In iOS 7, if you were logged into Twitter, the Shared Links section on your phone automatically showed you recent tweets from people on your connected Twitter accounts. In iOS 8, that changed. Note also that Costolo describes the issue as "auto-polling" from Safari, Apple's web browser. That seems to be something to do with users who had Twitter bookmarked on their Safari browsers. The bookmark would ping Twitter to keep itself updated even if users weren't looking at it.
The fact that the percentage of automated users stayed the same despite Twitter losing users from the iOS ecosystem implies that elsewhere on the Twitter platform automated activity increased.

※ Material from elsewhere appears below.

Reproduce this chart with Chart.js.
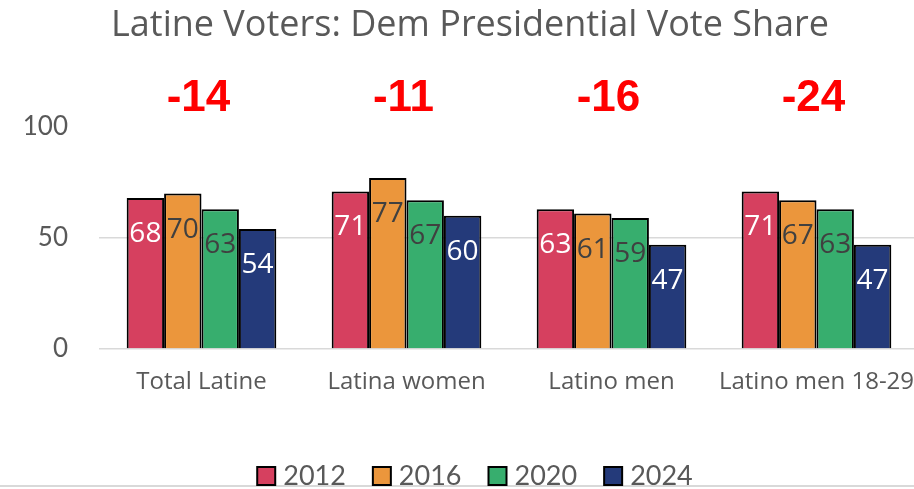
<!DOCTYPE html>
<html>
<head>
<meta charset="utf-8">
<script src="https://cdn.jsdelivr.net/npm/chart.js@4.4.1/dist/chart.umd.min.js"></script>
<style>
    html, body { margin: 0; padding: 0; overflow: hidden; background: #fff; }
    #wrap { width: 919px; height: 489px; }
</style>
</head>
<body>
<div id="wrap"><canvas id="voteChart"></canvas></div>
<script>
// Dem presidential vote share (%) by group and year
const groups = ['Total Latine', 'Latina women', 'Latino men', 'Latino men 18-29'];
const years = ['2012', '2016', '2020', '2024'];
const share2012 = [68, 71, 63, 71];
const share2016 = [70, 77, 61, 67];
const share2020 = [63, 67, 59, 63];
const share2024 = [54, 60, 47, 47];
const yTicks = [0, 50, 100];

const barColors = ['#d6405f', '#eb963c', '#37ae6e', '#243a7a'];
const valueColors = ['#ffffff', '#404040', '#404040', '#ffffff'];
const greyText = '#595959';

const seriesData = [share2012, share2016, share2020, share2024];

// Numbers printed inside the top of each bar
const barValues = {
    id: 'barValues',
    afterDatasetsDraw(chart) {
        const ctx = chart.ctx;
        ctx.save();
        ctx.font = '28px "Open Sans"';
        ctx.textAlign = 'center';
        ctx.textBaseline = 'alphabetic';
        chart.data.datasets.forEach((ds, i) => {
            chart.getDatasetMeta(i).data.forEach((bar, j) => {
                ctx.fillStyle = valueColors[i];
                ctx.fillText(String(ds.data[j]), bar.x, bar.y + 44);
            });
        });
        ctx.restore();
    }
};

// Red 2012 -> 2024 change above each group
const swingLabels = {
    id: 'swingLabels',
    afterDraw(chart) {
        const ctx = chart.ctx;
        const x = chart.scales.x;
        ctx.save();
        ctx.font = 'bold 44px "Liberation Sans"';
        ctx.fillStyle = '#ff0000';
        ctx.textAlign = 'center';
        ctx.textBaseline = 'alphabetic';
        groups.forEach((g, i) => {
            const delta = share2024[i] - share2012[i];
            ctx.fillText(String(delta), x.getPixelForValue(i) - 3, chart.chartArea.top - 16);
        });
        ctx.restore();
    }
};

// Square-box legend along the bottom plus the frame line
const bottomLegend = {
    id: 'bottomLegend',
    afterDraw(chart) {
        const ctx = chart.ctx;
        ctx.save();
        ctx.fillStyle = '#d9d9d9';
        ctx.fillRect(0, chart.height - 4, chart.width, 2);

        ctx.font = '27px Lato';
        ctx.textBaseline = 'middle';
        ctx.textAlign = 'left';
        const box = 18, gap = 8, spacing = 27;
        const widths = years.map(y => ctx.measureText(y).width);
        const total = widths.reduce((a, w) => a + box + gap + w, 0) + spacing * (years.length - 1);
        let xPos = 475 - total / 2;
        const boxTop = chart.height - 22;
        years.forEach((y, i) => {
            ctx.fillStyle = barColors[i];
            ctx.fillRect(xPos, boxTop, box, box);
            ctx.strokeStyle = '#000';
            ctx.lineWidth = 2;
            ctx.strokeRect(xPos, boxTop, box, box);
            ctx.fillStyle = greyText;
            ctx.fillText(y, xPos + box + gap, boxTop + 9);
            xPos += box + gap + widths[i] + spacing;
        });
        ctx.restore();
    }
};

new Chart(document.getElementById('voteChart'), {
    type: 'bar',
    data: {
        labels: groups,
        datasets: years.map((y, i) => ({
            label: y,
            data: seriesData[i],
            backgroundColor: barColors[i],
            borderColor: '#000000',
            borderWidth: 2,
            categoryPercentage: 0.73,
            barPercentage: 1.0
        }))
    },
    options: {
        responsive: true,
        maintainAspectRatio: false,
        animation: false,
        events: [],
        layout: {
            padding: { left: 21, right: 0, top: 0, bottom: 90 }
        },
        plugins: {
            legend: { display: false },
            tooltip: { enabled: false },
            title: {
                display: true,
                text: 'Latine Voters: Dem Presidential Vote Share',
                color: greyText,
                font: { family: '"Open Sans"', size: 36, weight: 'normal' },
                padding: { top: 4, bottom: 79.8 }
            }
        },
        scales: {
            x: {
                grid: { display: false, drawTicks: false },
                border: { display: false },
                ticks: {
                    color: greyText,
                    font: { family: '"Open Sans"', size: 24 },
                    padding: 19,
                    maxRotation: 0,
                    autoSkip: false
                },
                afterFit(scale) {
                    scale.height = 50;
                    scale.paddingLeft = 0;
                    scale.paddingRight = 0;
                }
            },
            y: {
                min: 0,
                max: 100,
                afterBuildTicks(scale) {
                    scale.ticks = yTicks.map(v => ({ value: v }));
                },
                grid: {
                    drawTicks: false,
                    lineWidth: 1.5,
                    color: c => (c.tick && c.tick.value === 100) ? 'rgba(0,0,0,0)' : '#d9d9d9'
                },
                border: { display: false },
                ticks: {
                    color: greyText,
                    font: { family: 'Lato', size: 26 },
                    padding: 31
                },
                afterFit(scale) {
                    scale.width = 78;
                }
            }
        }
    },
    plugins: [barValues, swingLabels, bottomLegend]
});
</script>
</body>
</html>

We cannot say that for sure, however. We're only looking at the numbers Twitter publishes. Business Insider asked Twitter for comment but we have yet to hear back.
In one way, an increase in automated users is actually good news for Twitter - it means people want to use apps or devices that receive tweets. The service is useful to them. But their level of engagement seems passive. It's not clear whether those users are actually reading the tweets or whether their apps and devices are just pinging the system for updates even though the users aren't seeing them.
Twitter stopped counting "timeline views"
The company also stopped counting another user metric, "timeline views." The metric was thought to be useful because the more users look at Twitter, the more engaged they are, in theory. Costolo had previously touted timeline views as a measure of the engagement users have with the product. The company later downplayed the measure, by not tweeting it on a subsequent earnings call the way it did with other charts.
But the metric was problematic for two reasons. First, it went into decline right after Costolo suggested analysts pay attention to it, making Twitter look bad, like its users were losing interest in the product. Second, timeline views would go down if the product became quicker to use - making the engagement appear to be in decline when in fact the product was becoming more useful and efficient.
Either way, Twitter says it will not talk about timeline views in the future, because it was counting them wrong anyway:
We present and discuss timeline views, but have estimated a small percentage of the timeline views in the three months ended September 30, 2013 to account for certain timeline views that were logged incorrectly during the quarter as a result of a product update.